Horizon, a public charter school, would support her in teaching her son at home, and not only would it be free, Horizon would provide her with everything she needed -- textbooks, tutoring, a computer, Internet access, even paper and pencils. She could select from a bounty of teaching aids and services, and no one would tell her what to teach or how to teach it. She could even provide the kind of moral and religious instruction that would be considered unconstitutional in a regular school. And the state would pay the tab.

Roloff quickly signed her son up, enrolling him in what would become the nation's largest charter school, with as many as 3,300 students. She went with Horizon because "I wanted the resources -- and the guidance and the help."

Schools like Horizon -- which has no actual curriculum, classroom buildings or classroom teachers -- are not what most people think of when they think about charter schools. But in California, they are the norm, constituting approximately one-third of the 300 operating charter schools. Charter schools that specialize in "off-site" students account for about 40 percent of all students enrolled in state charter schools outside of Los Angeles. Such charters may be the definitive contribution of California to the nation's charter-school movement.

"Right now it's difficult to find these schools outside California," said Jeanne Allen, president of the Center for Education Reform, an avowedly pro-charter, school-reform advocacy organization. In reviewing her national directory of charter schools, Allen was hard-pressed to identify more than a handful of comparable schools. "Most other states require a physical place for kids to show up."

These "independent-study" charters have become a state-funded haven for families who don't want their children in traditional brick-and-mortar schools for any reason -- whether because the regular school is too hard, too easy, or just too crowded or impersonal. These schools have especially found a clientele among religious families uneasy with the state's curriculum or the effects of peer pressure. Such schools have proliferated largely unnoticed, in part because their massive student populations are spread out over wide areas.

For each student enrolled for a full year of attendance, the state pays the charter school at least $4,000. The school then covers administrative and instructional expenses for the child. But unlike traditional schools, home-school charters don't have the expense of campuses, cafeteria services and student busing, among other things. They also cut costs by paying teachers by the student or by the hour, often at less than union-negotiated wages. With all those savings, all of a sudden, you have thousands of dollars to redistribute. Ultimately, the money can be invested in the student, skimmed off by the sponsoring school district or even inserted directly into the charter operator's pocket.

Exactly what happens to these funds is hard to track, because charter schools have not been held to public-records laws. Although auditing standards have been tightened, specific auditing requirements are established locally and can differ widely from one school district to another. And no official statewide effort is in place to provide quality control or regular oversight.
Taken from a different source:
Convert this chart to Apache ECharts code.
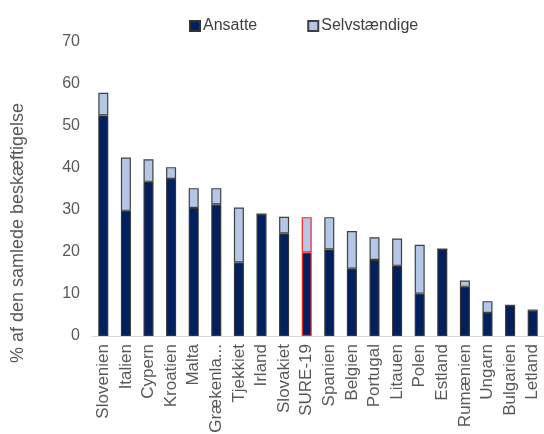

The state's experiment with charter schools, established by legislation passed in 1992 and modified several times since, demonstrates once again that in education new is not always better. Most of the cumbersome rules of the education code exist for a reason, and freedom from these rules does not automatically make for a better school. The notion that it would is palpably illogical.

Still, charter schools are unquestionably the latest flavor of the month in education reform. Both presidential candidates in this year's election praised them as the wave of the future. Many educators, too, have hopped on the bandwagon, with an ardor reminiscent of that once spent on behalf of past presumed breakthroughs such as whole-language instruction, bilingual education or new math.

California is one of 36 states that permit charter schools. State legislators initially capped the number of charter schools at 100, but that limit has been removed. The state's current stable of charters, which last year served about 103,000 of the state's 5.95 million students, is ever increasing, with the state Education Department certifying new charter schools at a rate of about 10 a month.

Like past incarnations of reform, charter schools will, over time, manifest positive and negative results. But after eight years of charter schools in California, one thing is clear: To date, they have not proved to be the panacea for a troubled education system. California's charter schools cannot, for example, claim greater success than traditional schools in raising student test scores. Nor have traditional schools been scared straight as a result of the competition. For the most part, the education establishment has ignored charters, except when a scandal arises that spurs new calls to rein them in. But charters have proved popular with the families that choose to use them, underscoring that the growing popularity of school choice trumps even test scores or other tangible proofs of success.